### Supplied material
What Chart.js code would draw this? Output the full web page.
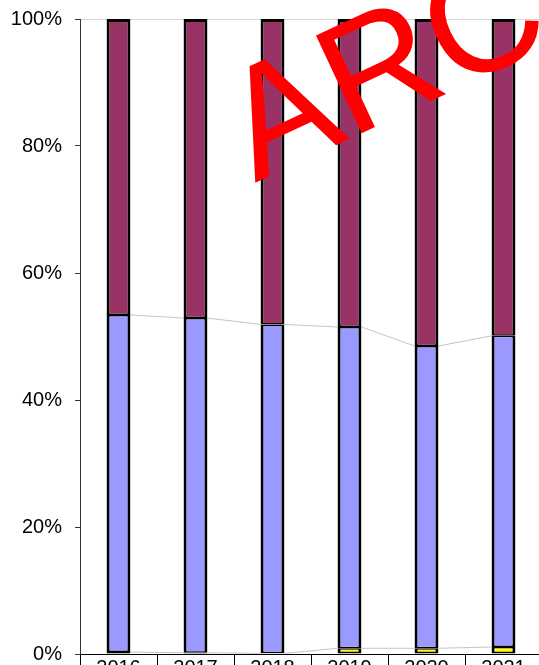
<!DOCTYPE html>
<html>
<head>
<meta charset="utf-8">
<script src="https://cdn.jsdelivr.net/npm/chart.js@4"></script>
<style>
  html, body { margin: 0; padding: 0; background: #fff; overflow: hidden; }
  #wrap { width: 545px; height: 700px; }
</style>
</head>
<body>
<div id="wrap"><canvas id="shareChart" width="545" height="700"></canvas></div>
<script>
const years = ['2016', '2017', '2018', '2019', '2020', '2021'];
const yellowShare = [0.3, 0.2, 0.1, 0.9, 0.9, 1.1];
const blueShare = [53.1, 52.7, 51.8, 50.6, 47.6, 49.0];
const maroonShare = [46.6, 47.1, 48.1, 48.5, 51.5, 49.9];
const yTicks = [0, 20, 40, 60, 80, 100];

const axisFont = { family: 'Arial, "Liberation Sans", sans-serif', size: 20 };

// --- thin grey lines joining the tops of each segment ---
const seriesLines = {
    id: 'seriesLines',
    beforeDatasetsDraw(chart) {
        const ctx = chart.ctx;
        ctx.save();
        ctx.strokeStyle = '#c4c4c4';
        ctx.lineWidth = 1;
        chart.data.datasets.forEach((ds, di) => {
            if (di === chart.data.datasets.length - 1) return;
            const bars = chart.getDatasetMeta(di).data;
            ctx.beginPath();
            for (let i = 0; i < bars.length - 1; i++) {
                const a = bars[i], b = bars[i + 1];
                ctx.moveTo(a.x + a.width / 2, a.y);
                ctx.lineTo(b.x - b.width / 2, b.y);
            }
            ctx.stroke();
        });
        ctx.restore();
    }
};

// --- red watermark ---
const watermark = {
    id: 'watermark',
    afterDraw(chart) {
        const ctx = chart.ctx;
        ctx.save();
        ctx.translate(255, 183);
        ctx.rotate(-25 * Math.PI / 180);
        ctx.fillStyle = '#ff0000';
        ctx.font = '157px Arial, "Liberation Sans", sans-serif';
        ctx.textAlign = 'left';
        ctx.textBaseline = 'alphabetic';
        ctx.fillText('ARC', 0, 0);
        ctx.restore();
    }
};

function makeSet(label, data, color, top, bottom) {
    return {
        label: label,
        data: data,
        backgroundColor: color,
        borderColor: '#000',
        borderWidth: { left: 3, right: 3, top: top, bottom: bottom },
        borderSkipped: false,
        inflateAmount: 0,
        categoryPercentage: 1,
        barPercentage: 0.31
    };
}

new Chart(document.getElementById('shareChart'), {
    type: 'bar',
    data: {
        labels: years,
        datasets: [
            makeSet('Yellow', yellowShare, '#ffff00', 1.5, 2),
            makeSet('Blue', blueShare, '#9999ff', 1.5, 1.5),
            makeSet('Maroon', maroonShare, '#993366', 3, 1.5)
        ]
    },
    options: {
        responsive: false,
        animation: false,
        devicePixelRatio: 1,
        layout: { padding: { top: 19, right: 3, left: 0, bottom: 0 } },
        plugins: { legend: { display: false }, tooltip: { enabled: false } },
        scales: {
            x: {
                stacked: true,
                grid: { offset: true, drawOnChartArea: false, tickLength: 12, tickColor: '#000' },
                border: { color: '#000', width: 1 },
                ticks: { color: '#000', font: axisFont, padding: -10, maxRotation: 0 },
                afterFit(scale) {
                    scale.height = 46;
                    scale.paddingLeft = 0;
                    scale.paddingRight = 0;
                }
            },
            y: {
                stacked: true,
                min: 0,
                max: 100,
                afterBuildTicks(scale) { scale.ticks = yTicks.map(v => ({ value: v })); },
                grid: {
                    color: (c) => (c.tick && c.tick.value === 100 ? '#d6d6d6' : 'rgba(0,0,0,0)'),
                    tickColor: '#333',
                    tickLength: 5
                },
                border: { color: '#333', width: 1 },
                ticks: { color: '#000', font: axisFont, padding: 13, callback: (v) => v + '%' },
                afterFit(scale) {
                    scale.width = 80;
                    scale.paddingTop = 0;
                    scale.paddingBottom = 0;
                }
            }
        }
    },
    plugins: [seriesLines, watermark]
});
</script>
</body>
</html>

### Challenge
Pictures are excluded; output everything else in the data verbatim.

### Solution
What Chart.js code would draw this? Output the full web page.
<!DOCTYPE html>
<html>
<head>
<meta charset="utf-8">
<script src="https://cdn.jsdelivr.net/npm/chart.js@4"></script>
<style>
  html, body { margin: 0; padding: 0; background: #fff; overflow: hidden; }
  #wrap { width: 545px; height: 700px; }
</style>
</head>
<body>
<div id="wrap"><canvas id="shareChart" width="545" height="700"></canvas></div>
<script>
const years = ['2016', '2017', '2018', '2019', '2020', '2021'];
const yellowShare = [0.3, 0.2, 0.1, 0.9, 0.9, 1.1];
const blueShare = [53.1, 52.7, 51.8, 50.6, 47.6, 49.0];
const maroonShare = [46.6, 47.1, 48.1, 48.5, 51.5, 49.9];
const yTicks = [0, 20, 40, 60, 80, 100];

const axisFont = { family: 'Arial, "Liberation Sans", sans-serif', size: 20 };

// --- thin grey lines joining the tops of each segment ---
const seriesLines = {
    id: 'seriesLines',
    beforeDatasetsDraw(chart) {
        const ctx = chart.ctx;
        ctx.save();
        ctx.strokeStyle = '#c4c4c4';
        ctx.lineWidth = 1;
        chart.data.datasets.forEach((ds, di) => {
            if (di === chart.data.datasets.length - 1) return;
            const bars = chart.getDatasetMeta(di).data;
            ctx.beginPath();
            for (let i = 0; i < bars.length - 1; i++) {
                const a = bars[i], b = bars[i + 1];
                ctx.moveTo(a.x + a.width / 2, a.y);
                ctx.lineTo(b.x - b.width / 2, b.y);
            }
            ctx.stroke();
        });
        ctx.restore();
    }
};

// --- red watermark ---
const watermark = {
    id: 'watermark',
    afterDraw(chart) {
        const ctx = chart.ctx;
        ctx.save();
        ctx.translate(255, 183);
        ctx.rotate(-25 * Math.PI / 180);
        ctx.fillStyle = '#ff0000';
        ctx.font = '157px Arial, "Liberation Sans", sans-serif';
        ctx.textAlign = 'left';
        ctx.textBaseline = 'alphabetic';
        ctx.fillText('ARC', 0, 0);
        ctx.restore();
    }
};

function makeSet(label, data, color, top, bottom) {
    return {
        label: label,
        data: data,
        backgroundColor: color,
        borderColor: '#000',
        borderWidth: { left: 3, right: 3, top: top, bottom: bottom },
        borderSkipped: false,
        inflateAmount: 0,
        categoryPercentage: 1,
        barPercentage: 0.31
    };
}

new Chart(document.getElementById('shareChart'), {
    type: 'bar',
    data: {
        labels: years,
        datasets: [
            makeSet('Yellow', yellowShare, '#ffff00', 1.5, 2),
            makeSet('Blue', blueShare, '#9999ff', 1.5, 1.5),
            makeSet('Maroon', maroonShare, '#993366', 3, 1.5)
        ]
    },
    options: {
        responsive: false,
        animation: false,
        devicePixelRatio: 1,
        layout: { padding: { top: 19, right: 3, left: 0, bottom: 0 } },
        plugins: { legend: { display: false }, tooltip: { enabled: false } },
        scales: {
            x: {
                stacked: true,
                grid: { offset: true, drawOnChartArea: false, tickLength: 12, tickColor: '#000' },
                border: { color: '#000', width: 1 },
                ticks: { color: '#000', font: axisFont, padding: -10, maxRotation: 0 },
                afterFit(scale) {
                    scale.height = 46;
                    scale.paddingLeft = 0;
                    scale.paddingRight = 0;
                }
            },
            y: {
                stacked: true,
                min: 0,
                max: 100,
                afterBuildTicks(scale) { scale.ticks = yTicks.map(v => ({ value: v })); },
                grid: {
                    color: (c) => (c.tick && c.tick.value === 100 ? '#d6d6d6' : 'rgba(0,0,0,0)'),
                    tickColor: '#333',
                    tickLength: 5
                },
                border: { color: '#333', width: 1 },
                ticks: { color: '#000', font: axisFont, padding: 13, callback: (v) => v + '%' },
                afterFit(scale) {
                    scale.width = 80;
                    scale.paddingTop = 0;
                    scale.paddingBottom = 0;
                }
            }
        }
    },
    plugins: [seriesLines, watermark]
});
</script>
</body>
</html>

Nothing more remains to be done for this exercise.